## WORK INSTRUCTIONS
Give back exactly the lines from the beginning of the listing below to the line holding "from matplotlib.ticker import MultipleLocator", both ends included; the pictures stay out.

──────── TASK DATA

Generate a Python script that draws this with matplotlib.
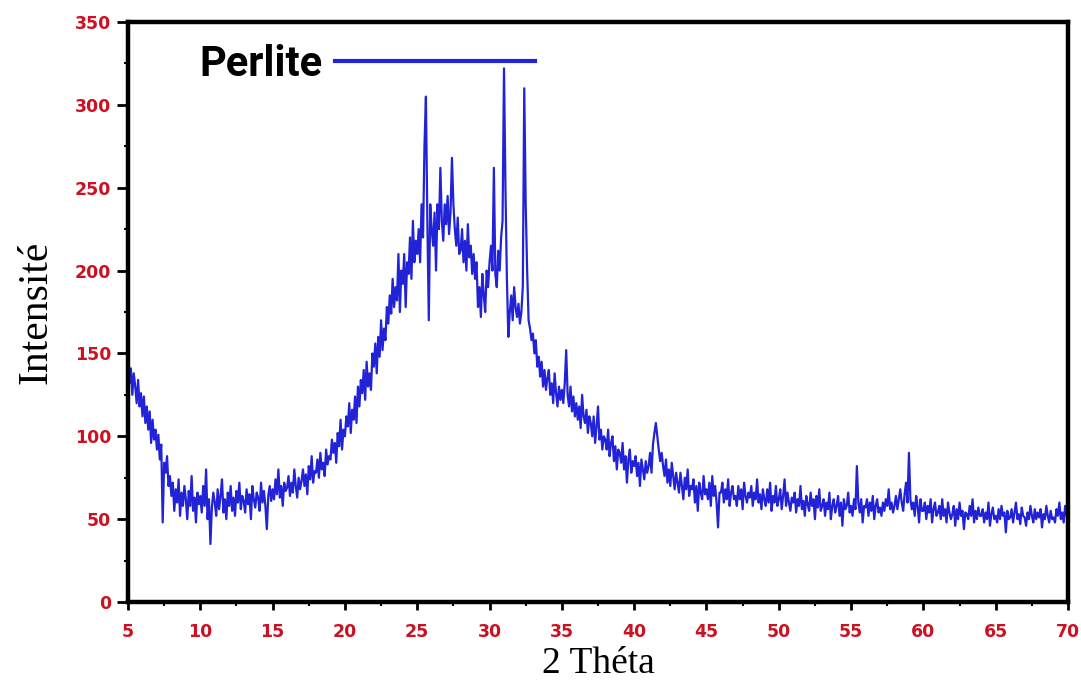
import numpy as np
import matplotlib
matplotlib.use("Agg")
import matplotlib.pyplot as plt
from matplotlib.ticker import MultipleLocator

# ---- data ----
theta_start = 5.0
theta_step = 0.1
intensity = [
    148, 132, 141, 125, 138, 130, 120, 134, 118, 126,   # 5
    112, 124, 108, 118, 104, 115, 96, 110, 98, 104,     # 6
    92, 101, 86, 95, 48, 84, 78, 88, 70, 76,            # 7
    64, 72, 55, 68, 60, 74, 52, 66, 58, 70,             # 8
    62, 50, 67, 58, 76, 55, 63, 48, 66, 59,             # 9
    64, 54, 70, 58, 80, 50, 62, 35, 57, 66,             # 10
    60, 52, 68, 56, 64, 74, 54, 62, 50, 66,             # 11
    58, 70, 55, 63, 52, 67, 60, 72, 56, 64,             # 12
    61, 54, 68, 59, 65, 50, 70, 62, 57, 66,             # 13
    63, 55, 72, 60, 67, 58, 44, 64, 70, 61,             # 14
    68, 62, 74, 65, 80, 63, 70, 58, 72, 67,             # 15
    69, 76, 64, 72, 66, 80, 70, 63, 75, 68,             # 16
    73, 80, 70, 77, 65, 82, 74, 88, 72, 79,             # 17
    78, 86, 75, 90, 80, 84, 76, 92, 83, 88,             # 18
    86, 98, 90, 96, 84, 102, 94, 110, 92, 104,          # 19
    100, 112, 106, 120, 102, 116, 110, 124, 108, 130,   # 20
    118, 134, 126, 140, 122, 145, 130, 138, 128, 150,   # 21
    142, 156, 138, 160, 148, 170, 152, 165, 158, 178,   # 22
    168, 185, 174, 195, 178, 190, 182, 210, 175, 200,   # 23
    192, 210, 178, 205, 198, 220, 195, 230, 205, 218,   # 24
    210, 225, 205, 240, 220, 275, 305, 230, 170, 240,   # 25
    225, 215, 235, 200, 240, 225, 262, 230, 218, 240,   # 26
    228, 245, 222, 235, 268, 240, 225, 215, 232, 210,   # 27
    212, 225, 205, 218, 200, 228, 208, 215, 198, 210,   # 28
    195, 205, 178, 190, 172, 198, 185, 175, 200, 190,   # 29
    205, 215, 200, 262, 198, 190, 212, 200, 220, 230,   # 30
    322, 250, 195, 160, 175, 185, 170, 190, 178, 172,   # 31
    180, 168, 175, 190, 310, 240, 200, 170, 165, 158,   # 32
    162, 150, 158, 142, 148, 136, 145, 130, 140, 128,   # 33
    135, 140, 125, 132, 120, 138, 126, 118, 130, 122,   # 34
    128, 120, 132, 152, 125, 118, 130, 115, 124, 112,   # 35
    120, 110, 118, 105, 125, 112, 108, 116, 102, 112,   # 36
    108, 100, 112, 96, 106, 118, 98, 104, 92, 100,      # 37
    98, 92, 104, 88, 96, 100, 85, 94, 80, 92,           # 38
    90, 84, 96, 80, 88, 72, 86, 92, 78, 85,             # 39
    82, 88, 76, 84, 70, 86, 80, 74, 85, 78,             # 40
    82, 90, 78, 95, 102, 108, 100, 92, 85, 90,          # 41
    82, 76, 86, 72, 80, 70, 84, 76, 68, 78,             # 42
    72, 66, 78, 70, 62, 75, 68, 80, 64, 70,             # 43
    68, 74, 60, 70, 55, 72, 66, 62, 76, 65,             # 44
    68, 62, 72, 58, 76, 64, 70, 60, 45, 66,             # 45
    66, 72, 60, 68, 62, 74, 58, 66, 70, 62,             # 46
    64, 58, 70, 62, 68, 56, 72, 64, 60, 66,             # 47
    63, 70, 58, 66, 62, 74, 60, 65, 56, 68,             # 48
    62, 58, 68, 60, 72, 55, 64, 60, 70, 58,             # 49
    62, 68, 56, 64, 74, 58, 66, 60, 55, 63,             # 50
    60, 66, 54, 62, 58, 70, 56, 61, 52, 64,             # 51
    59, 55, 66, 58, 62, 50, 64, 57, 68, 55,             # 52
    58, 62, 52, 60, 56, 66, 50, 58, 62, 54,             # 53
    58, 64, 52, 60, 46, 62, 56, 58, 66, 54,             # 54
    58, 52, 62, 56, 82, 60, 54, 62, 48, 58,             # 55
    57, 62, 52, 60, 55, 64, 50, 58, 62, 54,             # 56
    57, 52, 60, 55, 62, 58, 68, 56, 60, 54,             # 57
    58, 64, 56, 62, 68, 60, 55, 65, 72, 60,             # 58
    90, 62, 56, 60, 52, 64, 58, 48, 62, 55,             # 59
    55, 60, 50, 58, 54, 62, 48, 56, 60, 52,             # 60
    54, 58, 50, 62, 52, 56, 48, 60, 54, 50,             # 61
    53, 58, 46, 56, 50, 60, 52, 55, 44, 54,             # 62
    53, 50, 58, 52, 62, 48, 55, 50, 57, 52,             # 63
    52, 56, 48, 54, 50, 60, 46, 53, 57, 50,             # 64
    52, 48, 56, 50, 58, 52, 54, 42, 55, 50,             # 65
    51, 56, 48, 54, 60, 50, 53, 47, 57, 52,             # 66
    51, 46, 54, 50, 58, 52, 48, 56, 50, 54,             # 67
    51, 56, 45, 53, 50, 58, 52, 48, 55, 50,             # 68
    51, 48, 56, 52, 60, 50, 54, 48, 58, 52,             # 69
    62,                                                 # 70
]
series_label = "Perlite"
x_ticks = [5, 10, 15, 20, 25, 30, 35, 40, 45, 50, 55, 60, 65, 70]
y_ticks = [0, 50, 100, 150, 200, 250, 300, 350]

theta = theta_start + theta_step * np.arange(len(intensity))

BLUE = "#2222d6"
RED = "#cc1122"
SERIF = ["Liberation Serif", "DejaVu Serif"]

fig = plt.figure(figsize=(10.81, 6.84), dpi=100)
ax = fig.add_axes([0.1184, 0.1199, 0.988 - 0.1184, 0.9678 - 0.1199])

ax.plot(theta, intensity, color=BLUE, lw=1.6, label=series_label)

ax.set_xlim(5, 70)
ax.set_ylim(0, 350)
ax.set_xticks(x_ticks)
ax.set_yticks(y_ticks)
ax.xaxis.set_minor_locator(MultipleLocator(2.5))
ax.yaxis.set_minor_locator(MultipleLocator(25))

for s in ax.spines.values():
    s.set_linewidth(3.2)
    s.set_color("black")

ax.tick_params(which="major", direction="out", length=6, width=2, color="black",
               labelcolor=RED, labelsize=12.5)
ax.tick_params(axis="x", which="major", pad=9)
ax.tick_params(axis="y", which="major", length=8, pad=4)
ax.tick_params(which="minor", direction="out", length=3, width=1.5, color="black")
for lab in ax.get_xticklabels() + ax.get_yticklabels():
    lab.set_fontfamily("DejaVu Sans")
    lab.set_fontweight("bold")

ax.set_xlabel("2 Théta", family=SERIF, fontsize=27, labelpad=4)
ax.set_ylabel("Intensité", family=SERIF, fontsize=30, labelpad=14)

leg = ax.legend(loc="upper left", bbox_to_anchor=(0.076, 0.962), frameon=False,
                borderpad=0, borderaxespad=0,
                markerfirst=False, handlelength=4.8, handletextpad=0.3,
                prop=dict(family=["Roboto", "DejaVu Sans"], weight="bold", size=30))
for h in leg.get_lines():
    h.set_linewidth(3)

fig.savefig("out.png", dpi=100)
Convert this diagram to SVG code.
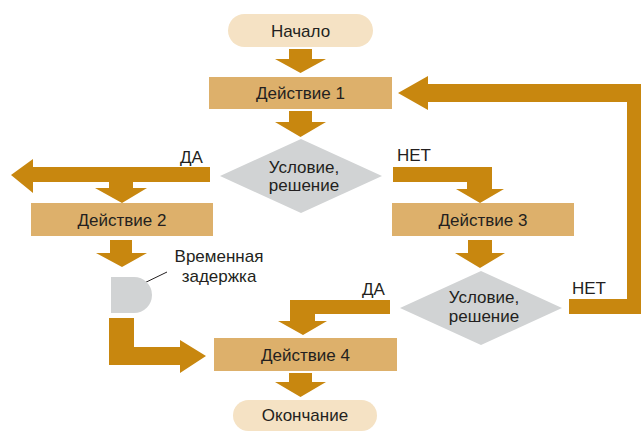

────────────────

## OUTPUT
Generate a Python script that draws this with matplotlib.
import numpy as np
import matplotlib
matplotlib.use("Agg")
import matplotlib.pyplot as plt
from matplotlib.ticker import MultipleLocator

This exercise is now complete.